_GIVEN INSTRUCTION:_ Write out the whole listing word for word.

_SOURCE EXCERPT:_
=======
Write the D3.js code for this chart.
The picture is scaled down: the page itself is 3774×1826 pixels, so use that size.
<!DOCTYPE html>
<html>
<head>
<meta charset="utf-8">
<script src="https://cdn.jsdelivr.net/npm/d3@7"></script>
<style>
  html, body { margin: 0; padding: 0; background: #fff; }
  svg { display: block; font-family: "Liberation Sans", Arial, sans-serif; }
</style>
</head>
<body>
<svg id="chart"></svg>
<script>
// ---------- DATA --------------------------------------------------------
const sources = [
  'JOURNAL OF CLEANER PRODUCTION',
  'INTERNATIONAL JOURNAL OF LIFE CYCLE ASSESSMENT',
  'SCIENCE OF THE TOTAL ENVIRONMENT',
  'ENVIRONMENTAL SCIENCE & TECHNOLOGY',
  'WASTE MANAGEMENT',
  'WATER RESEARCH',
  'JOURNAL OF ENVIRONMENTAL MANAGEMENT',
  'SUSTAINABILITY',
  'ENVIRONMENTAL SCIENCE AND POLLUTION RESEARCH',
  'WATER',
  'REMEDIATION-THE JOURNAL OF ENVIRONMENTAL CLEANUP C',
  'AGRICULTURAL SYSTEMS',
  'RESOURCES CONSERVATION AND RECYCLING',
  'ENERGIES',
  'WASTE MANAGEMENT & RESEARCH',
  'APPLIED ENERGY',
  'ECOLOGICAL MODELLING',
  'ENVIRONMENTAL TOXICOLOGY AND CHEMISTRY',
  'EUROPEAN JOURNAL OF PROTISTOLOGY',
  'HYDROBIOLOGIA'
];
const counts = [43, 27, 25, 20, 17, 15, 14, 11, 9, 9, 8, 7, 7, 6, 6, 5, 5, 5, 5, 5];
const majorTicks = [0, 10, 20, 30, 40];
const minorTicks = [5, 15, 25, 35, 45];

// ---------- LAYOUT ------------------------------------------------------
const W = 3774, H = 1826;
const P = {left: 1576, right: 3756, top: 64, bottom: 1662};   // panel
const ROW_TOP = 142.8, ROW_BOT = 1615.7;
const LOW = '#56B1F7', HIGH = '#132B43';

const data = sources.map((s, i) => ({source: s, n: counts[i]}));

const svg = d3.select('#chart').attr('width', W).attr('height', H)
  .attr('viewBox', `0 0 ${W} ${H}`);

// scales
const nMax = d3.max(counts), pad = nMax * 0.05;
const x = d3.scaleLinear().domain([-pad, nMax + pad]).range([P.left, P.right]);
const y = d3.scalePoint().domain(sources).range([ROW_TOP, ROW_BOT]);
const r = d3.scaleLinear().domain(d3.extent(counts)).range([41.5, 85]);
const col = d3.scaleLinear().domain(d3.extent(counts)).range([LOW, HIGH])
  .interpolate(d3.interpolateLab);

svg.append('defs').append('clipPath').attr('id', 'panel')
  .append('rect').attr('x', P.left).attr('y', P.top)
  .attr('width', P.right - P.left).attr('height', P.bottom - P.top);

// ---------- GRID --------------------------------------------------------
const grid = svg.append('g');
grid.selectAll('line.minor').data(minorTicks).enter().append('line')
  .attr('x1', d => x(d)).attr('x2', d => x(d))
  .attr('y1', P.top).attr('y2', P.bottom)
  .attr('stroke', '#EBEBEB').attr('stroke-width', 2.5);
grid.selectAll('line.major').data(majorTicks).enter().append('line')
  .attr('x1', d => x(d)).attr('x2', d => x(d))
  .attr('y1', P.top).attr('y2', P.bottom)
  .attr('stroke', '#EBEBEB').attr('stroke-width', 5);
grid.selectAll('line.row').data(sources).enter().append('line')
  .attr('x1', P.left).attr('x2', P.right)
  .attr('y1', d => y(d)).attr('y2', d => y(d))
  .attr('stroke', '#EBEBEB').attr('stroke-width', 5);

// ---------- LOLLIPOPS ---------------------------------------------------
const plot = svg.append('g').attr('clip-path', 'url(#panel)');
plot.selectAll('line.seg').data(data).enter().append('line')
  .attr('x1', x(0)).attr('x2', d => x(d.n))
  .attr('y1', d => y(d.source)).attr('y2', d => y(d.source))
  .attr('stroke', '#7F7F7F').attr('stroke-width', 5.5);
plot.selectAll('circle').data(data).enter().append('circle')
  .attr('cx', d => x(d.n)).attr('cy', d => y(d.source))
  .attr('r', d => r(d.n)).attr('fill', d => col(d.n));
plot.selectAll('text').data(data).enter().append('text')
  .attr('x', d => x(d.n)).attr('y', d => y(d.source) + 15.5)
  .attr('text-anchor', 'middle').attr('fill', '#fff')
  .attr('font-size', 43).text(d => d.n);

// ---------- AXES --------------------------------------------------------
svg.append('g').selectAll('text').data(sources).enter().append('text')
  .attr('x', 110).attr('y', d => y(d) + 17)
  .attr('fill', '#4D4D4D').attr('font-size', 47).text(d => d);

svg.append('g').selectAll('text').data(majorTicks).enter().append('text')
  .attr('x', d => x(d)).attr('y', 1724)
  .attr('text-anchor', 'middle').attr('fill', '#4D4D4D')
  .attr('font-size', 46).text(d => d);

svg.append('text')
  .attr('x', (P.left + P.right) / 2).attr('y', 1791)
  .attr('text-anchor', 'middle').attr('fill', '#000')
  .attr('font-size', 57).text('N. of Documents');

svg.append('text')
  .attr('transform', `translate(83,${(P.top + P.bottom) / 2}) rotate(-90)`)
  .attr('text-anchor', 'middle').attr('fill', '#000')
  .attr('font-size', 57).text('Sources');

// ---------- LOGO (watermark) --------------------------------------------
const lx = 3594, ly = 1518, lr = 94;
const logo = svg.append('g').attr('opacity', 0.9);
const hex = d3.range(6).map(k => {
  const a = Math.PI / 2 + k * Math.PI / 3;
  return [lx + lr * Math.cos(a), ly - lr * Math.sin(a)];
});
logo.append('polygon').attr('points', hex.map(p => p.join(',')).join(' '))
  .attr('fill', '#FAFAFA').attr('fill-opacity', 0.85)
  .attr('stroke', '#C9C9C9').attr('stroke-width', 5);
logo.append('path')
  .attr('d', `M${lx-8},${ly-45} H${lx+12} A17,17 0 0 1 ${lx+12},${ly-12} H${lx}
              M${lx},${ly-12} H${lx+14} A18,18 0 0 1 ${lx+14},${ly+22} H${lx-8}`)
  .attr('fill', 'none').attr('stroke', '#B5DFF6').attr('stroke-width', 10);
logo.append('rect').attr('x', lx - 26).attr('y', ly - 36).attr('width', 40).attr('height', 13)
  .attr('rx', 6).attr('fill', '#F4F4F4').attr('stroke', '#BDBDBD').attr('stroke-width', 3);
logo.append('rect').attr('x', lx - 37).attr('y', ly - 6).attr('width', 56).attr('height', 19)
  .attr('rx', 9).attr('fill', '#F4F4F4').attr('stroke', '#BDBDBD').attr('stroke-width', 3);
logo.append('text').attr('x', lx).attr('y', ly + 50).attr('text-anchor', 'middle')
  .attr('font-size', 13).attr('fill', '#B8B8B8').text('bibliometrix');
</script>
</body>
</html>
=======
_THE COMPLETED TASK:_
Write the D3.js code for this chart.
The picture is scaled down: the page itself is 3774×1826 pixels, so use that size.
<!DOCTYPE html>
<html>
<head>
<meta charset="utf-8">
<script src="https://cdn.jsdelivr.net/npm/d3@7"></script>
<style>
  html, body { margin: 0; padding: 0; background: #fff; }
  svg { display: block; font-family: "Liberation Sans", Arial, sans-serif; }
</style>
</head>
<body>
<svg id="chart"></svg>
<script>
// ---------- DATA --------------------------------------------------------
const sources = [
  'JOURNAL OF CLEANER PRODUCTION',
  'INTERNATIONAL JOURNAL OF LIFE CYCLE ASSESSMENT',
  'SCIENCE OF THE TOTAL ENVIRONMENT',
  'ENVIRONMENTAL SCIENCE & TECHNOLOGY',
  'WASTE MANAGEMENT',
  'WATER RESEARCH',
  'JOURNAL OF ENVIRONMENTAL MANAGEMENT',
  'SUSTAINABILITY',
  'ENVIRONMENTAL SCIENCE AND POLLUTION RESEARCH',
  'WATER',
  'REMEDIATION-THE JOURNAL OF ENVIRONMENTAL CLEANUP C',
  'AGRICULTURAL SYSTEMS',
  'RESOURCES CONSERVATION AND RECYCLING',
  'ENERGIES',
  'WASTE MANAGEMENT & RESEARCH',
  'APPLIED ENERGY',
  'ECOLOGICAL MODELLING',
  'ENVIRONMENTAL TOXICOLOGY AND CHEMISTRY',
  'EUROPEAN JOURNAL OF PROTISTOLOGY',
  'HYDROBIOLOGIA'
];
const counts = [43, 27, 25, 20, 17, 15, 14, 11, 9, 9, 8, 7, 7, 6, 6, 5, 5, 5, 5, 5];
const majorTicks = [0, 10, 20, 30, 40];
const minorTicks = [5, 15, 25, 35, 45];

// ---------- LAYOUT ------------------------------------------------------
const W = 3774, H = 1826;
const P = {left: 1576, right: 3756, top: 64, bottom: 1662};   // panel
const ROW_TOP = 142.8, ROW_BOT = 1615.7;
const LOW = '#56B1F7', HIGH = '#132B43';

const data = sources.map((s, i) => ({source: s, n: counts[i]}));

const svg = d3.select('#chart').attr('width', W).attr('height', H)
  .attr('viewBox', `0 0 ${W} ${H}`);

// scales
const nMax = d3.max(counts), pad = nMax * 0.05;
const x = d3.scaleLinear().domain([-pad, nMax + pad]).range([P.left, P.right]);
const y = d3.scalePoint().domain(sources).range([ROW_TOP, ROW_BOT]);
const r = d3.scaleLinear().domain(d3.extent(counts)).range([41.5, 85]);
const col = d3.scaleLinear().domain(d3.extent(counts)).range([LOW, HIGH])
  .interpolate(d3.interpolateLab);

svg.append('defs').append('clipPath').attr('id', 'panel')
  .append('rect').attr('x', P.left).attr('y', P.top)
  .attr('width', P.right - P.left).attr('height', P.bottom - P.top);

// ---------- GRID --------------------------------------------------------
const grid = svg.append('g');
grid.selectAll('line.minor').data(minorTicks).enter().append('line')
  .attr('x1', d => x(d)).attr('x2', d => x(d))
  .attr('y1', P.top).attr('y2', P.bottom)
  .attr('stroke', '#EBEBEB').attr('stroke-width', 2.5);
grid.selectAll('line.major').data(majorTicks).enter().append('line')
  .attr('x1', d => x(d)).attr('x2', d => x(d))
  .attr('y1', P.top).attr('y2', P.bottom)
  .attr('stroke', '#EBEBEB').attr('stroke-width', 5);
grid.selectAll('line.row').data(sources).enter().append('line')
  .attr('x1', P.left).attr('x2', P.right)
  .attr('y1', d => y(d)).attr('y2', d => y(d))
  .attr('stroke', '#EBEBEB').attr('stroke-width', 5);

// ---------- LOLLIPOPS ---------------------------------------------------
const plot = svg.append('g').attr('clip-path', 'url(#panel)');
plot.selectAll('line.seg').data(data).enter().append('line')
  .attr('x1', x(0)).attr('x2', d => x(d.n))
  .attr('y1', d => y(d.source)).attr('y2', d => y(d.source))
  .attr('stroke', '#7F7F7F').attr('stroke-width', 5.5);
plot.selectAll('circle').data(data).enter().append('circle')
  .attr('cx', d => x(d.n)).attr('cy', d => y(d.source))
  .attr('r', d => r(d.n)).attr('fill', d => col(d.n));
plot.selectAll('text').data(data).enter().append('text')
  .attr('x', d => x(d.n)).attr('y', d => y(d.source) + 15.5)
  .attr('text-anchor', 'middle').attr('fill', '#fff')
  .attr('font-size', 43).text(d => d.n);

// ---------- AXES --------------------------------------------------------
svg.append('g').selectAll('text').data(sources).enter().append('text')
  .attr('x', 110).attr('y', d => y(d) + 17)
  .attr('fill', '#4D4D4D').attr('font-size', 47).text(d => d);

svg.append('g').selectAll('text').data(majorTicks).enter().append('text')
  .attr('x', d => x(d)).attr('y', 1724)
  .attr('text-anchor', 'middle').attr('fill', '#4D4D4D')
  .attr('font-size', 46).text(d => d);

svg.append('text')
  .attr('x', (P.left + P.right) / 2).attr('y', 1791)
  .attr('text-anchor', 'middle').attr('fill', '#000')
  .attr('font-size', 57).text('N. of Documents');

svg.append('text')
  .attr('transform', `translate(83,${(P.top + P.bottom) / 2}) rotate(-90)`)
  .attr('text-anchor', 'middle').attr('fill', '#000')
  .attr('font-size', 57).text('Sources');

// ---------- LOGO (watermark) --------------------------------------------
const lx = 3594, ly = 1518, lr = 94;
const logo = svg.append('g').attr('opacity', 0.9);
const hex = d3.range(6).map(k => {
  const a = Math.PI / 2 + k * Math.PI / 3;
  return [lx + lr * Math.cos(a), ly - lr * Math.sin(a)];
});
logo.append('polygon').attr('points', hex.map(p => p.join(',')).join(' '))
  .attr('fill', '#FAFAFA').attr('fill-opacity', 0.85)
  .attr('stroke', '#C9C9C9').attr('stroke-width', 5);
logo.append('path')
  .attr('d', `M${lx-8},${ly-45} H${lx+12} A17,17 0 0 1 ${lx+12},${ly-12} H${lx}
              M${lx},${ly-12} H${lx+14} A18,18 0 0 1 ${lx+14},${ly+22} H${lx-8}`)
  .attr('fill', 'none').attr('stroke', '#B5DFF6').attr('stroke-width', 10);
logo.append('rect').attr('x', lx - 26).attr('y', ly - 36).attr('width', 40).attr('height', 13)
  .attr('rx', 6).attr('fill', '#F4F4F4').attr('stroke', '#BDBDBD').attr('stroke-width', 3);
logo.append('rect').attr('x', lx - 37).attr('y', ly - 6).attr('width', 56).attr('height', 19)
  .attr('rx', 9).attr('fill', '#F4F4F4').attr('stroke', '#BDBDBD').attr('stroke-width', 3);
logo.append('text').attr('x', lx).attr('y', ly + 50).attr('text-anchor', 'middle')
  .attr('font-size', 13).attr('fill', '#B8B8B8').text('bibliometrix');
</script>
</body>
</html>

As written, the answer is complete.